**Dataset rows**
============

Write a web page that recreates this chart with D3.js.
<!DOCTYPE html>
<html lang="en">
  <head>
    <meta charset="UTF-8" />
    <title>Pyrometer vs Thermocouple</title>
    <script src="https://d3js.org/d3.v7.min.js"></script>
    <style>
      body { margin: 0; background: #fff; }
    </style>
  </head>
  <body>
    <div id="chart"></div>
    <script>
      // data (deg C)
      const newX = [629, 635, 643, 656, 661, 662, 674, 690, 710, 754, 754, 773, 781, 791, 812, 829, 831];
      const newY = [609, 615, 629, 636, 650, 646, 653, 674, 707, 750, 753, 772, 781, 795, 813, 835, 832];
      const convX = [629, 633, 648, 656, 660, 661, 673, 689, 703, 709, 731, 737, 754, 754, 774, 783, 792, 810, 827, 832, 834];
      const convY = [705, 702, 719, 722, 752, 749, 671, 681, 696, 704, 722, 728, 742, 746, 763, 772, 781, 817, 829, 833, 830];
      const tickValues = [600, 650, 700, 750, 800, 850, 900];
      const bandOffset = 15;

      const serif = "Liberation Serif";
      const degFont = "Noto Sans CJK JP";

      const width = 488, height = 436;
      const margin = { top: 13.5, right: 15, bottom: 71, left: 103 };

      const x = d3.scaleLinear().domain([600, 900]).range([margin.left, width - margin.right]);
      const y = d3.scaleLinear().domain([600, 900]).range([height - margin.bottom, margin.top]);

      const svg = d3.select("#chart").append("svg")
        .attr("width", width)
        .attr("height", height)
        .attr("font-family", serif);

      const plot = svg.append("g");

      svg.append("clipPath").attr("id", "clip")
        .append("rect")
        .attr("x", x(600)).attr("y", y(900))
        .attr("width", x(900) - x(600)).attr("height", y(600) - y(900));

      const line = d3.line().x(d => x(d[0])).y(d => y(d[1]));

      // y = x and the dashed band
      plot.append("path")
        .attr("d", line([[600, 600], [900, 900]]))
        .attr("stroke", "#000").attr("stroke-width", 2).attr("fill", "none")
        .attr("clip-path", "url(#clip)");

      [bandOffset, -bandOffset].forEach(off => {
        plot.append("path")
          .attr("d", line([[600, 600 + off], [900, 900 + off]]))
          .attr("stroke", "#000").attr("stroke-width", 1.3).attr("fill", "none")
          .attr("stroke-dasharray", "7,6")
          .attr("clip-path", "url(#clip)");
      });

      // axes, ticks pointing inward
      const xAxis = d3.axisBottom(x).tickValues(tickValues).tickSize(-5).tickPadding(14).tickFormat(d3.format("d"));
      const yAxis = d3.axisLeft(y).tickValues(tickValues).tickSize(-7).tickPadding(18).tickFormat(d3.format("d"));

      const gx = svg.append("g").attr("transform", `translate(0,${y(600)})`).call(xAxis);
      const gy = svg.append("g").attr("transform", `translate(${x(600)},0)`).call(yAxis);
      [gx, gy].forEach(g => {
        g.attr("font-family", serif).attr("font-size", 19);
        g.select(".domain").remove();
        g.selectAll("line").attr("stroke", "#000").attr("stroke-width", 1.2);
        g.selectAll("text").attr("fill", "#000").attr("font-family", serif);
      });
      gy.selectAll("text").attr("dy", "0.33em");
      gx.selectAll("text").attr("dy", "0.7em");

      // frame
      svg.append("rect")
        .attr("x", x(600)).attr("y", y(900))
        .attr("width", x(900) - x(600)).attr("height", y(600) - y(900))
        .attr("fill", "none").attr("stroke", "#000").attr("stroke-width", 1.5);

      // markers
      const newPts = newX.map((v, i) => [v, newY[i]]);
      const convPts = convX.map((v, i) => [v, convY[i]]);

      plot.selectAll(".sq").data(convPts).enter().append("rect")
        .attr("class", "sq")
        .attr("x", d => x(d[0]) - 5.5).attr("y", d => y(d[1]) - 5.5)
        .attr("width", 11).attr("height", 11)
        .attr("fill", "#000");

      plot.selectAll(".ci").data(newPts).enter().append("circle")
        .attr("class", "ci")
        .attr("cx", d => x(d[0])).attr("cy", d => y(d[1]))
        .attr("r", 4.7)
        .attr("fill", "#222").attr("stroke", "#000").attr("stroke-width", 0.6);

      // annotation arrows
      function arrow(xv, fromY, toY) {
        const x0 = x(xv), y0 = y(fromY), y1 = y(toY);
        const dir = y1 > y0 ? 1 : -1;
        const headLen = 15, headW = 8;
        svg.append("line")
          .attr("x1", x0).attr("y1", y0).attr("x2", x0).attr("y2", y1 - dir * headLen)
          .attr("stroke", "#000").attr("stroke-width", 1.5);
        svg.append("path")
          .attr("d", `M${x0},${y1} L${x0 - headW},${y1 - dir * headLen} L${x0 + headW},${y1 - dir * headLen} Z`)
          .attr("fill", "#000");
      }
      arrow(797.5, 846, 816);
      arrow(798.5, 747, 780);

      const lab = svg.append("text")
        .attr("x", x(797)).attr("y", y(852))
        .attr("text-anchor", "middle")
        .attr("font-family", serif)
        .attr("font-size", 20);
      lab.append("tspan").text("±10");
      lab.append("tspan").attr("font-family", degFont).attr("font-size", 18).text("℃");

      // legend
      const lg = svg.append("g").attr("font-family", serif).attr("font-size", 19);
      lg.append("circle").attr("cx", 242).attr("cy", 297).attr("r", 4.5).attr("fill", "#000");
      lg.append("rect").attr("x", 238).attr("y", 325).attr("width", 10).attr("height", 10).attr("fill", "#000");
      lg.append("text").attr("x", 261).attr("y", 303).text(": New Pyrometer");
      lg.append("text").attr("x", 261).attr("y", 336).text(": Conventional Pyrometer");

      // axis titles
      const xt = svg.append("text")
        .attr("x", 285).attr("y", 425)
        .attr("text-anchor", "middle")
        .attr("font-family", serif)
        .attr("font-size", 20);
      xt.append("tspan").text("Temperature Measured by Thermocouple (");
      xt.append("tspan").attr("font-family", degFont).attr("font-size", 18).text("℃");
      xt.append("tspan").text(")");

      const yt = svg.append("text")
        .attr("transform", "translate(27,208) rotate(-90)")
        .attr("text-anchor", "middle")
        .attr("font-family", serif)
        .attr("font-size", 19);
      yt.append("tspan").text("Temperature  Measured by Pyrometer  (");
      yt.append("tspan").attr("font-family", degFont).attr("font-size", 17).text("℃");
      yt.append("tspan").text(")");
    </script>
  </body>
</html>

============

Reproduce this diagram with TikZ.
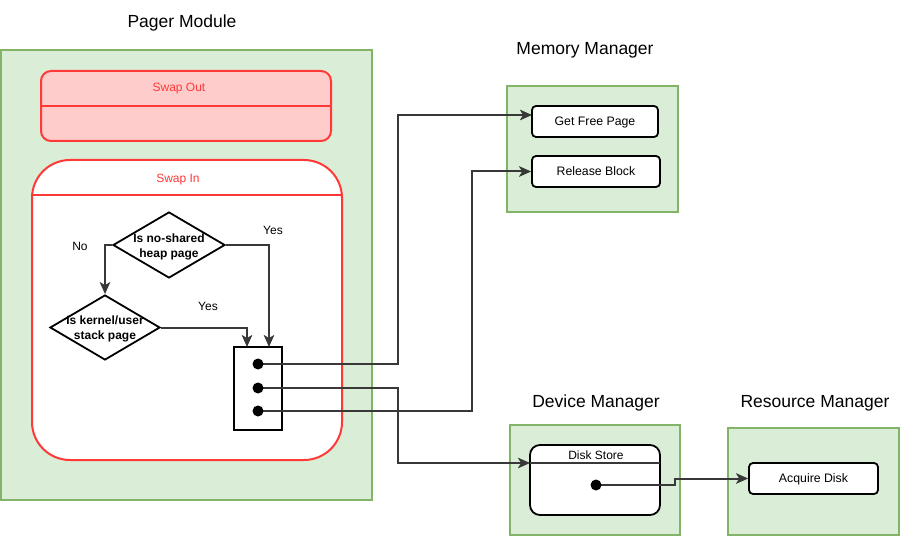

============

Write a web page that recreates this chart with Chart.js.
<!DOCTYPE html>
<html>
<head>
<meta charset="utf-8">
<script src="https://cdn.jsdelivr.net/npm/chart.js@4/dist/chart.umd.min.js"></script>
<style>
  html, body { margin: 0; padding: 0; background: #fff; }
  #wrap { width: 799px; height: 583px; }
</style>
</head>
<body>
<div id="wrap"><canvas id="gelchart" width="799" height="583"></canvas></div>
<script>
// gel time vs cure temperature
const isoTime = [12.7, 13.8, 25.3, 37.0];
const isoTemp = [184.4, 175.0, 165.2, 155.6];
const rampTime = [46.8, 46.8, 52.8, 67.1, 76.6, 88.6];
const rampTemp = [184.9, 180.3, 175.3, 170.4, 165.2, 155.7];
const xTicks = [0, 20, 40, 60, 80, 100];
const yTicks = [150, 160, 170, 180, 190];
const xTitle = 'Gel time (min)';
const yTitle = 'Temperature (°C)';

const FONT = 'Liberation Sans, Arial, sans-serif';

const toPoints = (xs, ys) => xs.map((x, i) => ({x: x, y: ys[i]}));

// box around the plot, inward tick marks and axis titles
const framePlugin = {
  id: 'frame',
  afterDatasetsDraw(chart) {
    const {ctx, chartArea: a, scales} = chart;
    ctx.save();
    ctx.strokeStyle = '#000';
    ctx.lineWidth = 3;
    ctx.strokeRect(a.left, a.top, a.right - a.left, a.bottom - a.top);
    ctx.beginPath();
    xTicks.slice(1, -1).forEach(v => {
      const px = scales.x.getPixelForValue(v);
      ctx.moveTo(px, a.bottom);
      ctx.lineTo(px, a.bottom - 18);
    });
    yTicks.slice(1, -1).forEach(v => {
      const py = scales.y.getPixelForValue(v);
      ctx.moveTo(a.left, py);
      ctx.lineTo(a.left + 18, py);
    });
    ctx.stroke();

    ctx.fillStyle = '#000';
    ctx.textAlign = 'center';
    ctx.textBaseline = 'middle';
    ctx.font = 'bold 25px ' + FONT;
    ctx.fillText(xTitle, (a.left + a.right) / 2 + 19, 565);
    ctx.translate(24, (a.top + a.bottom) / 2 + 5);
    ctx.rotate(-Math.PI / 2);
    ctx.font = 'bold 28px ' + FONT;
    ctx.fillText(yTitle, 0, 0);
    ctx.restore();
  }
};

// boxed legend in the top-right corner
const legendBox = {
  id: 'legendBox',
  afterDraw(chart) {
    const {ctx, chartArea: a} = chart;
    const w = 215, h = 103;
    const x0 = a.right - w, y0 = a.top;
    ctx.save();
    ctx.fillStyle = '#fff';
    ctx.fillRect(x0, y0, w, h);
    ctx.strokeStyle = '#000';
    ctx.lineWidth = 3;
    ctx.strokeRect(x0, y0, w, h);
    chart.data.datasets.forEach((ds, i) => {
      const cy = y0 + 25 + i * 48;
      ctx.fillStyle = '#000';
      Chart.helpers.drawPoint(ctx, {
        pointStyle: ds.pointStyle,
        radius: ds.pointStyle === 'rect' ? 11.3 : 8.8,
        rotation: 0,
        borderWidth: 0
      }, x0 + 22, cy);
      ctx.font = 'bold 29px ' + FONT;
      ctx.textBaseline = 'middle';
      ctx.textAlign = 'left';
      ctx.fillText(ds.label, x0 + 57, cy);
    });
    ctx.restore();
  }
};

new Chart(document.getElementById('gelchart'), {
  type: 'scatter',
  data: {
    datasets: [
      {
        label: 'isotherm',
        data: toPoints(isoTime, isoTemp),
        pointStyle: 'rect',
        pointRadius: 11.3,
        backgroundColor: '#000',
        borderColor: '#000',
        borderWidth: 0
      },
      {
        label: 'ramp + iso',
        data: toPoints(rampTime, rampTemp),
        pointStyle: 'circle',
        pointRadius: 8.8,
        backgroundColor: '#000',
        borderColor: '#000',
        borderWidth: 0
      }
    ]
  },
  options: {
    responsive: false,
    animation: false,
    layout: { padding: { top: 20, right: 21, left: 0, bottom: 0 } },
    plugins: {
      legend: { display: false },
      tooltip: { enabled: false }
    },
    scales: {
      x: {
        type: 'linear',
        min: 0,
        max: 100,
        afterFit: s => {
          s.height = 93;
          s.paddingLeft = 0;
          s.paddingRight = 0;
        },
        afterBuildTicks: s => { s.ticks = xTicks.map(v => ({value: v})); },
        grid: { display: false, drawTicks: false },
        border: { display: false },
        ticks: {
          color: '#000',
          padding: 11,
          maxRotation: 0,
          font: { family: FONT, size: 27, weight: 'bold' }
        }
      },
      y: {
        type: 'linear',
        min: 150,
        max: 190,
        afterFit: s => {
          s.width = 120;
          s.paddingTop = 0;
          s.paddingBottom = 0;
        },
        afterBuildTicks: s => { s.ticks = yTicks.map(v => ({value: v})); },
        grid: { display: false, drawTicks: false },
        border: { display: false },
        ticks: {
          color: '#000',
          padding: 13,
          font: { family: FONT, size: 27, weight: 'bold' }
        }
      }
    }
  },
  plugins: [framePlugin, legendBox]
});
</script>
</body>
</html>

============

**Written problem**
Only the lines from the line with "Write a web page that recreates this chart with Chart.js." to the line with "const toPoints = (xs, ys)", inclusive, are to be printed, exactly as they appear.

**Exercise output**
Write a web page that recreates this chart with Chart.js.
<!DOCTYPE html>
<html>
<head>
<meta charset="utf-8">
<script src="https://cdn.jsdelivr.net/npm/chart.js@4/dist/chart.umd.min.js"></script>
<style>
  html, body { margin: 0; padding: 0; background: #fff; }
  #wrap { width: 799px; height: 583px; }
</style>
</head>
<body>
<div id="wrap"><canvas id="gelchart" width="799" height="583"></canvas></div>
<script>
// gel time vs cure temperature
const isoTime = [12.7, 13.8, 25.3, 37.0];
const isoTemp = [184.4, 175.0, 165.2, 155.6];
const rampTime = [46.8, 46.8, 52.8, 67.1, 76.6, 88.6];
const rampTemp = [184.9, 180.3, 175.3, 170.4, 165.2, 155.7];
const xTicks = [0, 20, 40, 60, 80, 100];
const yTicks = [150, 160, 170, 180, 190];
const xTitle = 'Gel time (min)';
const yTitle = 'Temperature (°C)';

const FONT = 'Liberation Sans, Arial, sans-serif';

const toPoints = (xs, ys) => xs.map((x, i) => ({x: x, y: ys[i]}));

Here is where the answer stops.